Being in the fashion industry, I have always been bothered by the constant references to “costly apparel” in the BOM and its link to pride and the downfall of nations. It’s bothersome because I love and appreciate beautifully made, well designed clothing, and this type of clothing usually does not come cheap. I am not saying that I have a lot of expensive clothes in my close–I really don’t–too many student loans. But I do long to spend my money:
-supporting fair and honest garment industry business,
-valuing truly skilled labor and talented artists,
-investing in well made clothing that lasts in our “throw away” culture.
Is this so wrong? So what exactly is the definition of “costly apparel”?
In one of my fashion classes in college, we were assigned to do an inventory of all our clothing. We had to write down a description of each item, when we bought it, what it cost, cost of care (dry clean vs. washable) and the number of times worn. Then, with all this information, we had to figure out the cost per wear of each piece. Depending on the size of your closet and how full your dressers are, this could be an overwhelming task. For me it definitely was. But what I learned from it has shaped my view of fashion and purchasing expensive clothes.

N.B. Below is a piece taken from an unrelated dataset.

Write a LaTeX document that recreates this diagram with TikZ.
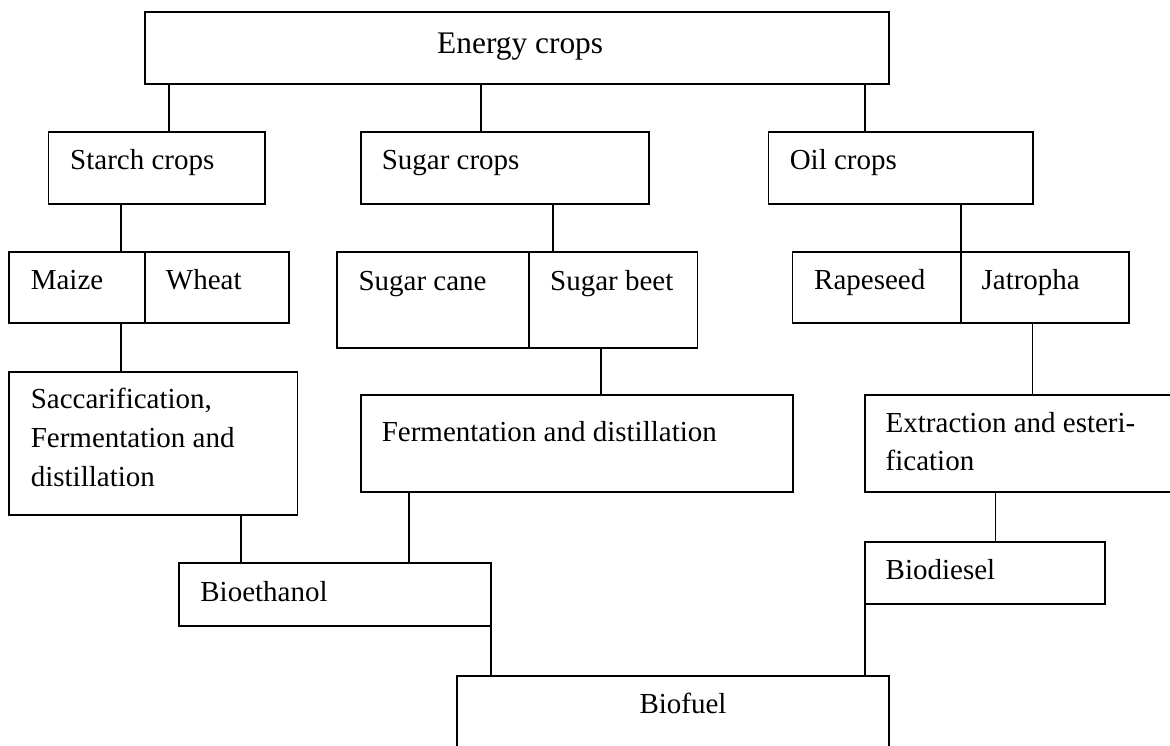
\documentclass[tikz,border=0pt]{standalone}
\usepackage{fontspec}
\setmainfont{Liberation Serif}
\begin{document}
\begin{tikzpicture}[x=1pt,y=-1pt,
  box/.style={draw, line width=1.7pt, inner sep=0pt, outer sep=0pt, anchor=north west},
  lbl/.style={anchor=base west, inner sep=0pt, font=\fontsize{29}{38}\selectfont},
  conn/.style={line width=1.7pt}]
\useasboundingbox (0,0) rectangle (1170,746);
\fill[white] (0,0) rectangle (1170,746);
\clip (0,0) rectangle (1170,746);
% boxes
\node[box, minimum width=744.6pt, minimum height=71.7pt] (energy) at (144.7,12) {};
\node[box, minimum width=216.2pt, minimum height=72pt] (starch) at (48.6,131.7) {};
\node[box, minimum width=287.9pt, minimum height=72pt] (sugar) at (360.9,131.7) {};
\node[box, minimum width=264.8pt, minimum height=72pt] (oil) at (768.5,131.7) {};
\node[box, minimum width=136.2pt, minimum height=71.6pt] (maize) at (8.8,251.7) {};
\node[box, minimum width=144.3pt, minimum height=71.6pt] (wheat) at (145,251.7) {};
\node[box, minimum width=192.1pt, minimum height=96pt] (cane) at (336.8,251.7) {};
\node[box, minimum width=168.5pt, minimum height=96pt] (beet) at (528.9,251.7) {};
\node[box, minimum width=168.1pt, minimum height=71.6pt] (rape) at (792.6,251.7) {};
\node[box, minimum width=168.2pt, minimum height=71.6pt] (jatro) at (960.7,251.7) {};
\node[box, minimum width=288.6pt, minimum height=143.6pt] (sacc) at (8.8,371.7) {};
\node[box, minimum width=432pt, minimum height=96.7pt] (ferm) at (360.9,395) {};
\node[box, minimum width=330pt, minimum height=96.7pt] (extr) at (864.8,395) {};
\node[box, minimum width=312.3pt, minimum height=62.4pt] (bioeth) at (178.7,563.3) {};
\node[box, minimum width=240.4pt, minimum height=62.3pt] (biodiesel) at (864.8,542) {};
\node[box, minimum width=432.6pt, minimum height=100pt] (biofuel) at (456.7,675.7) {};
% texts
\node[lbl, font=\fontsize{31.4}{38}\selectfont] (t-energy) at (437,53.3) {Energy crops};
\node[lbl] (t-starch) at (70,170) {Starch crops};
\node[lbl] (t-sugar) at (381.6,170) {Sugar crops};
\node[lbl] (t-oil) at (789.6,170) {Oil crops};
\node[lbl] (t-maize) at (30.6,289.5) {Maize};
\node[lbl] (t-wheat) at (165.7,289.5) {Wheat};
\node[lbl] (t-cane) at (358.3,290) {Sugar cane};
\node[lbl] (t-beet) at (550,290) {Sugar beet};
\node[lbl] (t-rape) at (814,289.5) {Rapeseed};
\node[lbl] (t-jatro) at (981.4,289.5) {Jatropha};
\node[lbl] (t-sacc1) at (30.6,408) {Saccarification,};
\node[lbl] (t-sacc2) at (30.6,447) {Fermentation and};
\node[lbl] (t-sacc3) at (30.6,486) {distillation};
\node[lbl] (t-ferm) at (381.6,441.7) {Fermentation and distillation};
\node[lbl] (t-extr1) at (885.5,432.7) {Extraction and esteri-};
\node[lbl] (t-extr2) at (885.5,470.5) {fication};
\node[lbl] (t-bioeth) at (200.2,601.7) {Bioethanol};
\node[lbl] (t-biodiesel) at (885.5,579.3) {Biodiesel};
\node[lbl] (t-biofuel) at (639.3,713) {Biofuel};
% connector x positions
\coordinate (c1) at (168.8,0);
\coordinate (c2) at (480.7,0);
\coordinate (c3) at (864.8,0);
\coordinate (c4) at (121.3,0);
\coordinate (c5) at (553,0);
\coordinate (c7) at (600.7,0);
\coordinate (c8) at (1032.6,0);
\coordinate (c9) at (240.7,0);
\coordinate (c10) at (408.7,0);
\coordinate (c11) at (995.4,0);
% connectors
\draw[conn] (energy.south -| c1) -- (starch.north -| c1);
\draw[conn] (energy.south -| c2) -- (sugar.north -| c2);
\draw[conn] (energy.south -| c3) -- (oil.north -| c3);
\draw[conn] (starch.south -| c4) -- (maize.north -| c4);
\draw[conn] (sugar.south -| c5) -- (beet.north -| c5);
\draw[conn] (oil.south -| jatro.north west) -- (jatro.north west);
\draw[conn] (maize.south -| c4) -- (sacc.north -| c4);
\draw[conn] (beet.south -| c7) -- (ferm.north -| c7);
\draw[conn] (jatro.south -| c8) -- (extr.north -| c8);
\draw[conn] (sacc.south -| c9) -- (bioeth.north -| c9);
\draw[conn] (ferm.south -| c10) -- (bioeth.north -| c10);
\draw[conn] (bioeth.south east) -- (biofuel.north -| bioeth.south east);
\draw[conn] (extr.south -| c11) -- (biodiesel.north -| c11);
\draw[conn] (biodiesel.south west) -- (biofuel.north -| biodiesel.south west);
\end{tikzpicture}
\end{document}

The most expensive piece of clothing in my closet (a beautiful wool and cashmere winter coat from a small boutique in Paris) cost me less per wear than many of my other articles of clothing which were all purchased on sale (back when I thought I was the queen discount shopper). Eight years later, I still wear this coat every winter and the cost per wear is probably in the pennies now. It is my only dress coat. It is still in great condition and I will probably end up passing it down to my daughter when I die or when it no longer fits me. It seems to me, this coat, though costly, cannot be put into the “costly apparel” category (though Aaron Brown’s never worn Jimi Hendrix “flying eyeball” tie might find a comfortable place there).
I would also love to know how much GA’s spend on their suits– because if anyone in the world should spend money on a really good suit (based on the study set forth above) they should.